Now, we make it smart. Generate a conditional probability distribution describing the possible sequences of pictograms around the walls of the domain (from a known starting point...known to the agent too). Teach the agent this distribution by showing it samples from the distribution. Now select an ordering and place the pictograms into the domain in this order. Show the agent a sample pictogram and ask it to find it (given all of the aforementioned knowledge). You should find that the improvement in success is proportional to how well the agent learned the probability distribution and how peaked that distribution is (i.e., if P(picto_i | picto_j) is high and P(picto_k | picto_j) is low for all k!=i), then it should be easy to find picto_i if you see picto_j (it's next along the wall).



This is good. We've got OCR, pathfinding, heuristics for choosing the next wall to inspect, and the ability for the agent to improve by learning the probability distribution. The project is worth 40% so I am willing to do something this ambitious...
My only problem with it is that it really only serves to demonstrate the techniques and solves no real world problem (except the OCR part).
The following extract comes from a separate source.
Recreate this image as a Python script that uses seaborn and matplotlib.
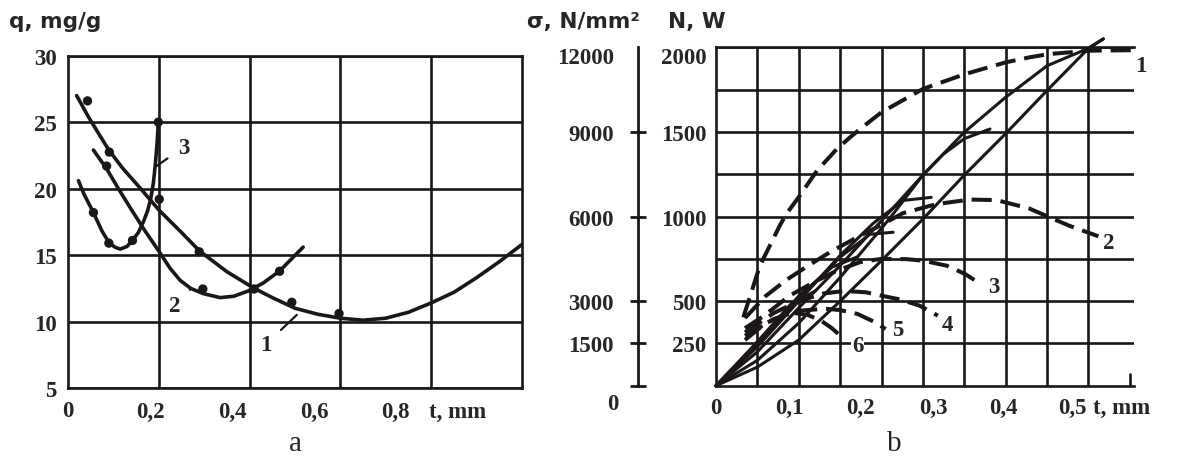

I'll try to think of a way to change it so that it does, or maybe just go with this if I can't.

Quote:
I've got plenty of other ideas if you don't like this one... like implementing a vision system for targeting in games...or performing opponent analysis in strategy games by constructing Dynamic Bayesian Networks...
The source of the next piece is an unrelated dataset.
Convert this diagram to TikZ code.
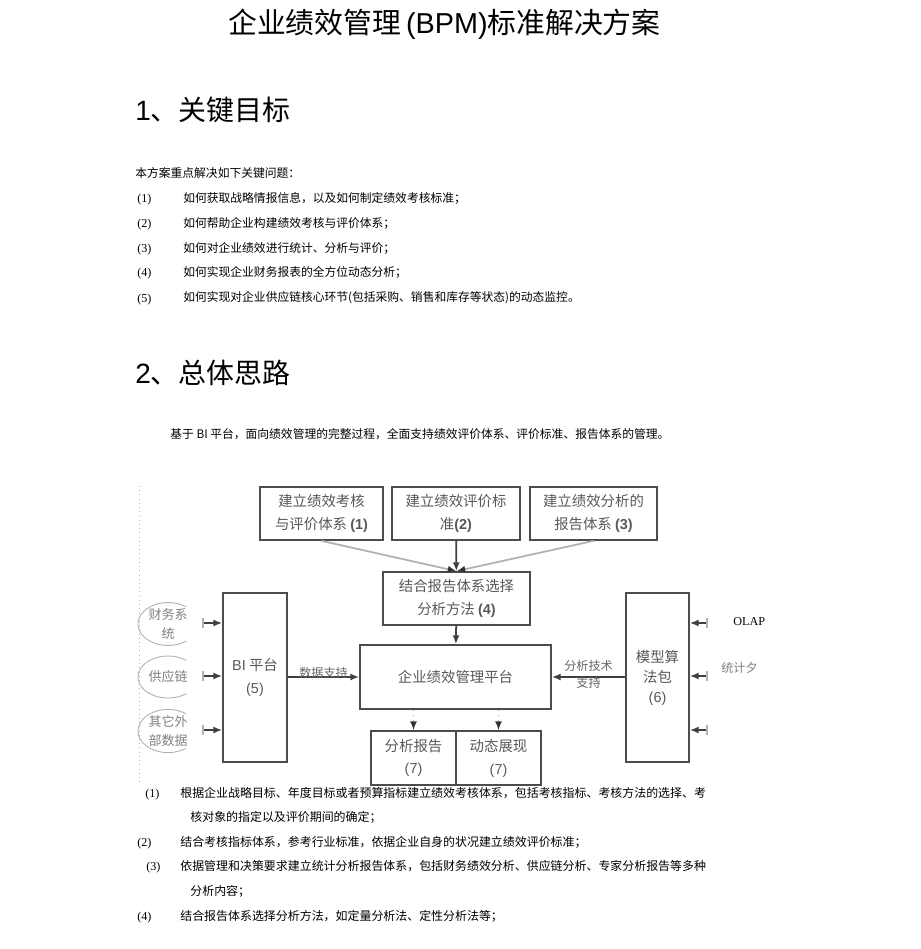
\documentclass[tikz,border=0pt]{standalone}
\usepackage{fontspec}
\setmainfont{Liberation Serif}
\newfontfamily\cjk{Noto Sans CJK SC}
\newfontfamily\lat{Liberation Sans}
\usetikzlibrary{positioning,arrows.meta,shapes.geometric}

\newcommand{\bpmtitle}{\cjk\fontsize{16.4pt}{18pt}\selectfont}
\newcommand{\bpmhead}{\cjk\fontsize{15.9pt}{18pt}\selectfont}
\newcommand{\bpmbody}{\cjk\fontsize{6.7pt}{8pt}\selectfont}
\newcommand{\bpmnote}{\cjk\fontsize{6.8pt}{8pt}\selectfont}
\newcommand{\bpmdiag}{\cjk\fontsize{8.2pt}{13pt}\selectfont}
\newcommand{\bpmsmall}{\cjk\fontsize{6.9pt}{10pt}\selectfont}
\newcommand{\bpmnum}{\fontsize{6.9pt}{8pt}\selectfont}

\tikzset{
  txt/.style={anchor=west, inner sep=0pt},
  num/.style={anchor=west, inner sep=0pt, font=\bpmnum, yshift=-1pt},
  box/.style={draw=black!70, line width=1pt, inner sep=0pt, align=center,
    font=\bpmdiag, text=black!65},
  src/.style={ellipse, draw=black!30, line width=0.5pt, inner sep=0pt,
    minimum width=1.2cm, minimum height=0.84cm, align=center,
    font=\cjk\fontsize{7.4pt}{10.5pt}\selectfont, text=black!50},
  arr/.style={-{Latex[length=5pt,width=4pt]}, draw=black!75, line width=1pt},
  faint/.style={-{Latex[length=5pt,width=4pt,color=black!80]}, draw=black!30, line width=1pt},
  dn/.style={-{Latex[length=5pt,width=4pt,color=black!80]}, draw=black!35, line width=0.8pt, dotted},
  feed/.style={{Bar[width=5.5pt,color=black!30]}-{Latex[length=5pt,width=4pt]}, draw=black!75, line width=0.9pt}
}

\begin{document}
\begin{tikzpicture}[x=0.02cm, y=-0.02cm]
    % Page
    \fill[white] (0,0) rectangle (920,949);
    \useasboundingbox (0,0) rectangle (920,949);

    % Title and section 1
    \node[txt, font=\bpmtitle] (title) at (228,24) {企业绩效管理\,{\lat (BPM)}标准解决方案};
    \node[txt, font=\bpmhead] (sec1) at (135,110) {{\lat 1}、关键目标};
    \node[txt, font=\bpmbody] (intro) at (135,173) {本方案重点解决如下关键问题：};

    \node[num] (n1) at (137,198) {(1)};
    \node[num] (n2) at (137,223) {(2)};
    \node[num] (n3) at (137,248) {(3)};
    \node[num] (n4) at (137,272) {(4)};
    \node[num] (n5) at (137,298) {(5)};
    \node[txt, font=\bpmbody] (q1) at (183,198) {如何获取战略情报信息，以及如何制定绩效考核标准；};
    \node[txt, font=\bpmbody] (q2) at (183,223) {如何帮助企业构建绩效考核与评价体系；};
    \node[txt, font=\bpmbody] (q3) at (183,248) {如何对企业绩效进行统计、分析与评价；};
    \node[txt, font=\bpmbody] (q4) at (183,272) {如何实现企业财务报表的全方位动态分析；};
    \node[txt, font=\bpmbody] (q5) at (183,298) {如何实现对企业供应链核心环节(包括采购、销售和库存等状态)的动态监控。};

    % Section 2
    \node[txt, font=\bpmhead] (sec2) at (135,373) {{\lat 2}、总体思路};
    \node[txt, font=\bpmbody] (idea) at (170,434) {基于 BI 平台，面向绩效管理的完整过程，全面支持绩效评价体系、评价标准、报告体系的管理。};

    % Diagram frame
    \draw[dotted, black!30] (139,486) -- (139,785);

    % Top boxes
    \node[box, minimum width=2.46cm, minimum height=1.06cm] (goal1) at (321.5,513.5) {建立绩效考核\\与评价体系 {\lat\bfseries (1)}};
    \node[box, minimum width=2.56cm, minimum height=1.06cm] (goal2) at (456,513.5) {建立绩效评价标\\准{\lat\bfseries (2)}};
    \node[box, minimum width=2.54cm, minimum height=1.06cm] (goal3) at (593.5,513.5) {建立绩效分析的\\报告体系 {\lat\bfseries (3)}};
    \node[box, minimum width=2.94cm, minimum height=1.06cm] (method) at (456.5,598.5) {结合报告体系选择\\分析方法 {\lat\bfseries (4)}};

    % Platforms
    \node[box, minimum width=1.28cm, minimum height=3.38cm] (bi) at (255,677.5) {{\lat BI} 平台\\{\lat (5)}};
    \node[box, minimum width=3.82cm, minimum height=1.28cm] (main) at (455.5,677) {企业绩效管理平台};
    \node[box, minimum width=1.26cm, minimum height=3.38cm, font=\cjk\fontsize{8.2pt}{11.4pt}\selectfont] (model) at (657.5,677.5) {模型算\\法包\\{\lat (6)}};

    % Outputs
    \node[box, minimum width=1.7cm, minimum height=1.08cm] (report) at (413.5,758) {分析报告\\{\lat (7)}};
    \node[box, minimum width=1.7cm, minimum height=1.08cm] (show) at (498.5,758) {动态展现\\{\lat (7)}};

    % Data sources (cut off on the right)
    \begin{scope}
        \clip (130,595) rectangle (186,760);
        \node[src] (fin) at (168,624) {财务系\\统};
        \node[src] (supply) at (168,677) {供应链};
        \node[src] (other) at (168,731) {其它外\\部数据};
    \end{scope}

    % Inputs to the BI platform
    \coordinate (inA) at (202,623);
    \coordinate (inB) at (202,676);
    \coordinate (inC) at (202,730);
    \draw[feed] (inA) -- (bi.west |- inA);
    \draw[feed] (inB) -- (bi.west |- inB);
    \draw[feed] (inC) -- (bi.west |- inC);

    % Inputs to the model package
    \coordinate (outA) at (708,623);
    \coordinate (outB) at (708,676);
    \coordinate (outC) at (708,730);
    \draw[feed] (outA) -- (model.east |- outA);
    \draw[feed] (outB) -- (model.east |- outB);
    \draw[feed] (outC) -- (model.east |- outC);
    \node[txt, font=\bpmnum] (olap) at (733,622) {OLAP};
    \node[txt, font=\bpmsmall, text=black!50] (stat) at (721,668) {统计夕};

    % Flow
    \draw[faint] (goal1.south) -- (method.north);
    \draw[faint] (goal3.south) -- (method.north);
    \draw[arr] (goal2) -- (method);
    \draw[arr] (method) -- (main);
    \draw[arr] (bi.east |- main) -- node[yshift=2.5pt, font=\bpmsmall, text=black!60] {数据支持} (main);
    \draw[arr] (model.west |- main) -- node[yshift=1.5pt, font=\cjk\fontsize{6.9pt}{10pt}\selectfont, text=black!60, align=center] {分析技术\\支持} (main);
    \draw[dn] (main.south -| report) -- (report);
    \draw[dn] (main.south -| show) -- (show);

    % Notes
    \node[num] (m1) at (145,793) {(1)};
    \node[txt, font=\bpmnote] (t1) at (180,793) {根据企业战略目标、年度目标或者预算指标建立绩效考核体系，包括考核指标、考核方法的选择、考};
    \node[txt, font=\bpmnote] (t1b) at (190,817) {核对象的指定以及评价期间的确定；};
    \node[num] (m2) at (137,842) {(2)};
    \node[txt, font=\bpmnote] (t2) at (180,842) {结合考核指标体系，参考行业标准，依据企业自身的状况建立绩效评价标准；};
    \node[num] (m3) at (146,866) {(3)};
    \node[txt, font=\bpmnote] (t3) at (180,866) {依据管理和决策要求建立统计分析报告体系，包括财务绩效分析、供应链分析、专家分析报告等多种};
    \node[txt, font=\bpmnote] (t3b) at (190,891) {分析内容；};
    \node[num] (m4) at (137,916) {(4)};
    \node[txt, font=\bpmnote] (t4) at (180,916) {结合报告体系选择分析方法，如定量分析法、定性分析法等；};
\end{tikzpicture}
\end{document}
Could you explain the targeting system? The other one sounds good but then I'd have to first implement an RTS... Then again, if I stripped it down enough (ie. no sounds or textures) it might be feasible. I'll see if I can dig up some ideas here.
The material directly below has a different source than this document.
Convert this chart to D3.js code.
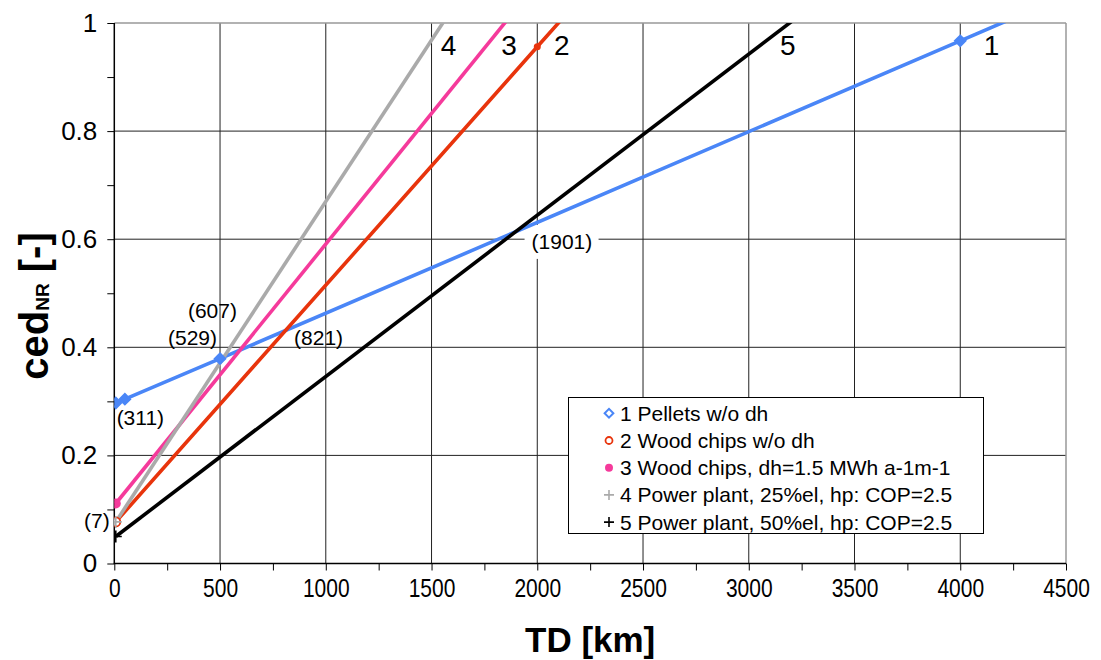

Lots of stuff to look into here, keep 'em coming =)
Quote: Original post by Timkin
or performing opponent analysis in strategy games by constructing Dynamic Bayesian Networks... or... the list goes on! ;)


Mind elaborating on this one? It sounds quite interesting. ( My [too-often delayed] long term project is playing around with various ideas for RTS AI )

and averisk, there are a few RTS out there you could most likely use instead of making your own ( TA Spring for example ).
Quote: Original post by averisk
My only problem with it is that it really only serves to demonstrate the techniques and solves no real world problem (except the OCR part).

Actually, it relates to many real world problems in automated manufacturing. Imagine a robot arm that had to pick up certain pieces from a production line. There are constraints about how it can view the pieces (maybe they aren't all lying flat), constraints about how it can grab them and costs for movement. It needs to be able to visually detect the class of piece it wants to pick up. I just mapped that problem into something a little more 'gamey'! ;)

Quote:
Could you explain the targeting system?


The visual cortex of many animals/insects can learn to detect the orientation and velocity of moving objects. So, presumably, you could train a neural-like architecture to be able to detect moving objects in a visual field (pixel map) (and indeed people have done this successfully). Now consider a bunch of aircraft/spacecraft/whatever flying around. There are two classes of objects: Team A and Team B. Each craft uses the same AI and has the goal to shoot down as many of the other team as possible. They need to detect and destroy appropriate objects using only visual recognition for control decisions.

The tasks involved are:

(1) Identification of objects in the visual field (pattern recognition)
(2) Movement control to place objects in the visual field (pathfinding under the constraint of sensing costs)
(3) Tracking control to obtain optimal firing position against a moving target (planning/control/constraint satisfaction)
(4) Resource bounded decision making (craft have limited fuel and bullets).

If you're interested in this sort of thing, start by reading up how a fly's visual cortex and flight direction are linked.